◆ EXERCISE GOAL ◆
Write out the listing below exactly, and omit any images you find in it.

--- BEGIN RECORDED DATA ---

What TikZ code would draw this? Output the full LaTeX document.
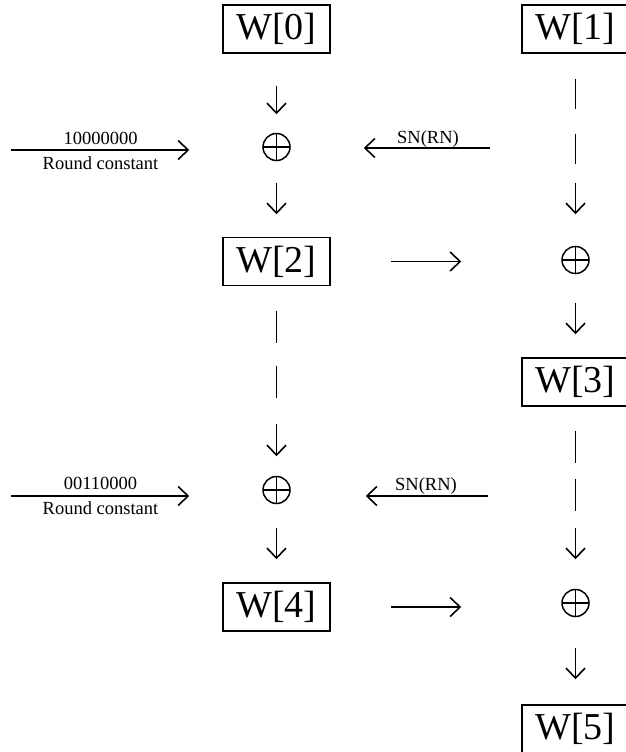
\documentclass[tikz,border=0pt]{standalone}
\usepackage{fontspec}
\setmainfont{Liberation Serif}
\usetikzlibrary{arrows.meta}
\begin{document}
\begin{tikzpicture}[x=1pt,y=-1pt,
  wbox/.style={draw, line width=1.5pt, minimum width=107pt, minimum height=48pt, inner sep=0pt, font=\fontsize{38}{40}\selectfont},
  xorc/.style={circle, draw, line width=1.5pt, minimum size=27pt, inner sep=0pt,
    path picture={\draw[line width=1.5pt] (path picture bounding box.north) -- (path picture bounding box.south) (path picture bounding box.west) -- (path picture bounding box.east);}},
  arr/.style={-{Straight Barb[length=10pt,width=19pt]}, line width=1.6pt},
  lbl/.style={font=\fontsize{18.5}{20}\selectfont, inner sep=0pt, anchor=base}
]
\useasboundingbox (0,0) rectangle (626,752);

% nodes
\node[wbox] (W0) at (276.5,29) {W[0]};
\node[wbox] (W1) at (575.5,29) {W[1]};
\node[xorc] (x1) at (276.5,147) {};
\node[wbox] (W2) at (276.5,261.5) {W[2]};
\node[xorc] (x2) at (575.5,260) {};
\node[wbox] (W3) at (575.5,382) {W[3]};
\node[xorc] (x3) at (276.5,490) {};
\node[wbox] (W4) at (276.5,607) {W[4]};
\node[xorc] (x4) at (575.5,603) {};
\node[wbox] (W5) at (575.5,729) {W[5]};

\coordinate (rc1) at (11,150);
\coordinate (sn1) at (490,148);
\coordinate (rc2) at (11,496);
\coordinate (sn2) at (488,496);

% left column vertical arrows
\draw[arr, shorten <=32pt, shorten >=18.5pt] (W0) -- (x1);
\draw[arr, shorten <=21.5pt, shorten >=22.5pt] (x1) -- (W2);
\draw[arr, shorten <=24.5pt, shorten >=19.5pt, dash pattern=on 32pt off 23pt on 32pt off 26pt on 80pt] (W2.south) -- (x3.north);
\draw[arr, shorten <=23.5pt, shorten >=23pt] (x3) -- (W4);

% right column vertical arrows
\draw[arr, shorten <=25pt, shorten >=31.5pt, dash pattern=on 30pt off 25pt on 30pt off 19pt on 80pt] (W1.south) -- (x2.north);
\draw[arr, shorten <=28.5pt, shorten >=23pt] (x2) -- (W3);
\draw[arr, shorten <=24pt, shorten >=29.5pt, dash pattern=on 32pt off 16pt on 32pt off 17pt on 80pt] (W3.south) -- (x4.north);
\draw[arr, shorten <=30.5pt, shorten >=25pt] (x4) -- (W5);

% horizontal arrows
\draw[arr, shorten >=73pt] (rc1) -- (rc1 -| x1.west);
\draw[arr, shorten >=73pt] (sn1) -- (sn1 -| x1.east);
\draw[arr, shorten <=60pt, shorten >=100pt] (W2.east) -- (W2.east -| x2.west);
\draw[arr, shorten >=73pt] (rc2) -- (rc2 -| x3.west);
\draw[arr, shorten >=75pt] (sn2) -- (sn2 -| x3.east);
\draw[arr, shorten <=60pt, shorten >=100pt] (W4.east) -- (W4.east -| x4.west);

% labels
\node[lbl] (l1) at (100.5,144) {10000000};
\node[lbl] (l2) at (100.5,169) {Round constant};
\node[lbl] (l3) at (428,143) {SN(RN)};
\node[lbl] (l4) at (100.5,489.5) {00110000};
\node[lbl] (l5) at (100.5,514) {Round constant};
\node[lbl] (l6) at (426,490) {SN(RN)};
\end{tikzpicture}
\end{document}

--- END RECORDED DATA ---

◆ SOLVED EXERCISE ◆
What TikZ code would draw this? Output the full LaTeX document.
\documentclass[tikz,border=0pt]{standalone}
\usepackage{fontspec}
\setmainfont{Liberation Serif}
\usetikzlibrary{arrows.meta}
\begin{document}
\begin{tikzpicture}[x=1pt,y=-1pt,
  wbox/.style={draw, line width=1.5pt, minimum width=107pt, minimum height=48pt, inner sep=0pt, font=\fontsize{38}{40}\selectfont},
  xorc/.style={circle, draw, line width=1.5pt, minimum size=27pt, inner sep=0pt,
    path picture={\draw[line width=1.5pt] (path picture bounding box.north) -- (path picture bounding box.south) (path picture bounding box.west) -- (path picture bounding box.east);}},
  arr/.style={-{Straight Barb[length=10pt,width=19pt]}, line width=1.6pt},
  lbl/.style={font=\fontsize{18.5}{20}\selectfont, inner sep=0pt, anchor=base}
]
\useasboundingbox (0,0) rectangle (626,752);

% nodes
\node[wbox] (W0) at (276.5,29) {W[0]};
\node[wbox] (W1) at (575.5,29) {W[1]};
\node[xorc] (x1) at (276.5,147) {};
\node[wbox] (W2) at (276.5,261.5) {W[2]};
\node[xorc] (x2) at (575.5,260) {};
\node[wbox] (W3) at (575.5,382) {W[3]};
\node[xorc] (x3) at (276.5,490) {};
\node[wbox] (W4) at (276.5,607) {W[4]};
\node[xorc] (x4) at (575.5,603) {};
\node[wbox] (W5) at (575.5,729) {W[5]};

\coordinate (rc1) at (11,150);
\coordinate (sn1) at (490,148);
\coordinate (rc2) at (11,496);
\coordinate (sn2) at (488,496);

% left column vertical arrows
\draw[arr, shorten <=32pt, shorten >=18.5pt] (W0) -- (x1);
\draw[arr, shorten <=21.5pt, shorten >=22.5pt] (x1) -- (W2);
\draw[arr, shorten <=24.5pt, shorten >=19.5pt, dash pattern=on 32pt off 23pt on 32pt off 26pt on 80pt] (W2.south) -- (x3.north);
\draw[arr, shorten <=23.5pt, shorten >=23pt] (x3) -- (W4);

% right column vertical arrows
\draw[arr, shorten <=25pt, shorten >=31.5pt, dash pattern=on 30pt off 25pt on 30pt off 19pt on 80pt] (W1.south) -- (x2.north);
\draw[arr, shorten <=28.5pt, shorten >=23pt] (x2) -- (W3);
\draw[arr, shorten <=24pt, shorten >=29.5pt, dash pattern=on 32pt off 16pt on 32pt off 17pt on 80pt] (W3.south) -- (x4.north);
\draw[arr, shorten <=30.5pt, shorten >=25pt] (x4) -- (W5);

% horizontal arrows
\draw[arr, shorten >=73pt] (rc1) -- (rc1 -| x1.west);
\draw[arr, shorten >=73pt] (sn1) -- (sn1 -| x1.east);
\draw[arr, shorten <=60pt, shorten >=100pt] (W2.east) -- (W2.east -| x2.west);
\draw[arr, shorten >=73pt] (rc2) -- (rc2 -| x3.west);
\draw[arr, shorten >=75pt] (sn2) -- (sn2 -| x3.east);
\draw[arr, shorten <=60pt, shorten >=100pt] (W4.east) -- (W4.east -| x4.west);

% labels
\node[lbl] (l1) at (100.5,144) {10000000};
\node[lbl] (l2) at (100.5,169) {Round constant};
\node[lbl] (l3) at (428,143) {SN(RN)};
\node[lbl] (l4) at (100.5,489.5) {00110000};
\node[lbl] (l5) at (100.5,514) {Round constant};
\node[lbl] (l6) at (426,490) {SN(RN)};
\end{tikzpicture}
\end{document}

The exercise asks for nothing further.